WHITE BEAR LAKE, Minn. (WCCO) – A recent study found the reason for the shrinking of White Bear Lake is the growing use of ground water. A citizens’ group is taking the DNR to court for allowing it to happen – and now the state is trying to stop that lawsuit.

In Ramsey County Civil Court, White Bear Lake Restoration Association lawyer Jan Conlin says they’re running out of time to save the lake.

“The protected elevation of White Bear Lake is about a little over 923 feet above sea level. The last recorded reading was 918, and it’s getting worse,” Conlin said.

But the Attorney General’s office, who is representing the Department of Natural Resources, argues that court is not the place for this. Attorney Kim Middendorf says the DNR needs to be able to do its work.

“The DNR has identified some concerns. That’s its job, that’s what it does.

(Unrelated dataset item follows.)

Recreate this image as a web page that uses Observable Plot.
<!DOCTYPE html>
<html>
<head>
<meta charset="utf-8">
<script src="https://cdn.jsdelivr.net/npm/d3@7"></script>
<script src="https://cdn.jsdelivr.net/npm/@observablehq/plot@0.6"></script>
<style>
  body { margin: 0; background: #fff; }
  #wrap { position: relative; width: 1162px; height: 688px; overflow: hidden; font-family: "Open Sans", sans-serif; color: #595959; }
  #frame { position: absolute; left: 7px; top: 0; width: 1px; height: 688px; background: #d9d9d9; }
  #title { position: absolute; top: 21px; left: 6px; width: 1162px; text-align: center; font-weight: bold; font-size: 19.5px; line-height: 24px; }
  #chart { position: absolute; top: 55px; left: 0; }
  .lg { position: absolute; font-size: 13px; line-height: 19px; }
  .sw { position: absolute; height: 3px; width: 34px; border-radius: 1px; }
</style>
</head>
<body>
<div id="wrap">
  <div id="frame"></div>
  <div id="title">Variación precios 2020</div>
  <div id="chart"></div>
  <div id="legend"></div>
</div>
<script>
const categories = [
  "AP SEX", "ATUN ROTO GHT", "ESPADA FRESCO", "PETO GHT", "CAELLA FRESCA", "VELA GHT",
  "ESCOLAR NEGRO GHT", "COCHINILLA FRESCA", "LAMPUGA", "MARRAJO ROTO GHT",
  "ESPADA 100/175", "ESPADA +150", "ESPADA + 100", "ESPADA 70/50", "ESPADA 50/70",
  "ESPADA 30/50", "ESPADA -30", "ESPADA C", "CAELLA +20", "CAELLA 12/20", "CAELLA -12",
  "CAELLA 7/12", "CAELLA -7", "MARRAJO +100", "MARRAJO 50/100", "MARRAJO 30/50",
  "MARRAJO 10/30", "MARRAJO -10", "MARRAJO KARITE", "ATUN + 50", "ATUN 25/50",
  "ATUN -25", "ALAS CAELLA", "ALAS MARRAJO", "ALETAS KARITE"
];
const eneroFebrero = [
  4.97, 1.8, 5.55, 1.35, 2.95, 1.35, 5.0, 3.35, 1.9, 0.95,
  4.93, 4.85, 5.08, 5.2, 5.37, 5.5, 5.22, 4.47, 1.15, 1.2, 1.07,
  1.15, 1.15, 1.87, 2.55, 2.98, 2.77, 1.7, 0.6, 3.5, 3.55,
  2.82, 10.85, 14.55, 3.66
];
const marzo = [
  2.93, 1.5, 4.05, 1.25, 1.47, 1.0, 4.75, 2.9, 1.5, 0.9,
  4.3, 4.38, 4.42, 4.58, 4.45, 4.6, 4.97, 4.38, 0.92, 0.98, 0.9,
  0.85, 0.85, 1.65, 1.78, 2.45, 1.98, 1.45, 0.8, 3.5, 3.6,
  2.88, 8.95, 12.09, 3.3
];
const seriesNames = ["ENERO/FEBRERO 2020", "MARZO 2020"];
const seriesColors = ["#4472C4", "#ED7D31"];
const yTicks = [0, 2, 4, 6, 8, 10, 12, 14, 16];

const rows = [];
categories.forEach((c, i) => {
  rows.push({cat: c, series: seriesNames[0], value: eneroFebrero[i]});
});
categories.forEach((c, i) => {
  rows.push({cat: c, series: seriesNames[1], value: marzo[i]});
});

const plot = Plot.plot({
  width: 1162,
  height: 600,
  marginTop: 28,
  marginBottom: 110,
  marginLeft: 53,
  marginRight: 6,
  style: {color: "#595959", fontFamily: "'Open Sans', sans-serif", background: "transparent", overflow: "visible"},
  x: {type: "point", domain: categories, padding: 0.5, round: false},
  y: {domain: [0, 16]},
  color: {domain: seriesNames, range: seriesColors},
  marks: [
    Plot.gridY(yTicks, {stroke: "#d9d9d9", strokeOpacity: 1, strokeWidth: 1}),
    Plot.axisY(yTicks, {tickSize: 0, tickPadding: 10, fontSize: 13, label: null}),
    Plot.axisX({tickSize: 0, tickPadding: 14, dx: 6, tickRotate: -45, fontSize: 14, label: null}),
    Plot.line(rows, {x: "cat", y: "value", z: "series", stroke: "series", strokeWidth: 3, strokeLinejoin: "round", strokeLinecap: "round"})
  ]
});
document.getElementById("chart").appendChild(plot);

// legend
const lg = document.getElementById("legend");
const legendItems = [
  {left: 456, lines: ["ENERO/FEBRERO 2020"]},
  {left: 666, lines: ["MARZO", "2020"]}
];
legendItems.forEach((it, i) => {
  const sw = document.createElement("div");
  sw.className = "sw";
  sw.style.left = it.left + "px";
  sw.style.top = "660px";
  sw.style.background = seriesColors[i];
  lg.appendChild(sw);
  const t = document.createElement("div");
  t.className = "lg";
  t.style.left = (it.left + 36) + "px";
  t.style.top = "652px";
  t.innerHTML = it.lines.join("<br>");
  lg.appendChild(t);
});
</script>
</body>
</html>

And it should be allowed to continue addressing those issues,” Middendorf said.

The case is based on recent research by the U.S. Geological Survey which found an increasing amount of ground water is being pumped from the aquifer underneath White Bear Lake. Along with drought conditions, the pumping is leading to lower water levels.

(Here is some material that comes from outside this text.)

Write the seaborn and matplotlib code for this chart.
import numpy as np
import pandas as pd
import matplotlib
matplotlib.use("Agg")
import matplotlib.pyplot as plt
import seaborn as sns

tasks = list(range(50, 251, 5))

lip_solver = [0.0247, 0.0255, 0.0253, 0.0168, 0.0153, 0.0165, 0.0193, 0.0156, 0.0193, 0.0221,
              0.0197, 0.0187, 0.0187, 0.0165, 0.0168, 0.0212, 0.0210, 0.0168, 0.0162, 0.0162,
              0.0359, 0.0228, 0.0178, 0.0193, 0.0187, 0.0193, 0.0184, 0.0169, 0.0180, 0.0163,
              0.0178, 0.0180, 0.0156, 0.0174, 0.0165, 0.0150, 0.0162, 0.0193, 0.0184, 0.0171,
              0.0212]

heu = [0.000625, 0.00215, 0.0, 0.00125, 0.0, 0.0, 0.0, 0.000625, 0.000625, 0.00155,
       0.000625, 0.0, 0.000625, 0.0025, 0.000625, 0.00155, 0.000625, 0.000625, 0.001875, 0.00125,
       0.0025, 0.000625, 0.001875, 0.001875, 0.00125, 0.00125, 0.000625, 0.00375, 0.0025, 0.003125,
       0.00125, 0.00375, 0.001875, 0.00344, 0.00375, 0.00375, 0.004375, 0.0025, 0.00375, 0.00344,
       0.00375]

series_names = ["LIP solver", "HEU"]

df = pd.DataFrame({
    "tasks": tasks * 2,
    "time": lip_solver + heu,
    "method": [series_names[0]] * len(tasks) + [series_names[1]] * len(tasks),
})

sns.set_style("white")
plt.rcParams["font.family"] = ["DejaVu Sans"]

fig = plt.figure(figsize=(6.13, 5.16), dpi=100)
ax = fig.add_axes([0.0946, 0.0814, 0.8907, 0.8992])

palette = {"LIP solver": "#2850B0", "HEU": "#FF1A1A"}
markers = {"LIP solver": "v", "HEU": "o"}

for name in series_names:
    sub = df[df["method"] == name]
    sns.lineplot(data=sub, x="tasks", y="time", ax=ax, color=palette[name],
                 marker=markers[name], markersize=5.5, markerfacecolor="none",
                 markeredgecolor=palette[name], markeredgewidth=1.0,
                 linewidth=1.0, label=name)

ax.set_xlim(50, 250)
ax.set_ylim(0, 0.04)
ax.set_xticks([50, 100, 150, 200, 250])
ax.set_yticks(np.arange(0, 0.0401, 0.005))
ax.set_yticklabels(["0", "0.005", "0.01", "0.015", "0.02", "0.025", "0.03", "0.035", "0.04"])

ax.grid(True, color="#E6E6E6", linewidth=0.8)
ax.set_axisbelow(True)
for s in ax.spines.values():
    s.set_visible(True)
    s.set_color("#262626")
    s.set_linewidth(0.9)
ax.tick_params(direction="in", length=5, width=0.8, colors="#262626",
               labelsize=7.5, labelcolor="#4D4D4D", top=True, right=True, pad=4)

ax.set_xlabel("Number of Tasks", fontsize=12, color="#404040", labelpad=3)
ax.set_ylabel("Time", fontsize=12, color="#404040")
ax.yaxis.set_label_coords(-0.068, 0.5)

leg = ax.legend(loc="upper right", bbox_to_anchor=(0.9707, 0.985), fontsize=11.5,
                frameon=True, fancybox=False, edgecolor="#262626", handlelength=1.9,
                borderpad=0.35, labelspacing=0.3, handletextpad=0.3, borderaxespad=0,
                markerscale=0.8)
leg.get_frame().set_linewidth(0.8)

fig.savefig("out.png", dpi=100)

The DNR oversees issuing permits to municipalities and businesses to pump water. The need has been greater than the supply.

“The DNR has granted certain permits without studying or understanding the aggregate effect of that withdrawal,” Conlin said.

Middendorf says the DNR’s conservation work should be emphasized over lawsuits.

“Are we going to put our resources and our efforts into conservation? Or are we going to engage in a series of litigation where the lakes that get the most attention, or have the most homeowners on them are those where the state will be forced to prioritize its resources?” asked Middendorf.

Homeowners like Greg McNeely say this will happen to other lakes if proper action is not taken.

“It’s a natural resource that’s going away, and if we don’t do something very quickly it’s going to be hard to bring it back,” McNeely said.

Chris Niskaken of the DNR says more research must be done.

“Clearly we need more study on what the issue is, because this potentially affects dozens and dozens of municipalities,” Niskaken said.

WCCO’s cameras were allowed inside the courtroom today as part of a pilot project by the state Supreme Court. Judge Margaret Marrinan will now have 90 days to decide what happens next.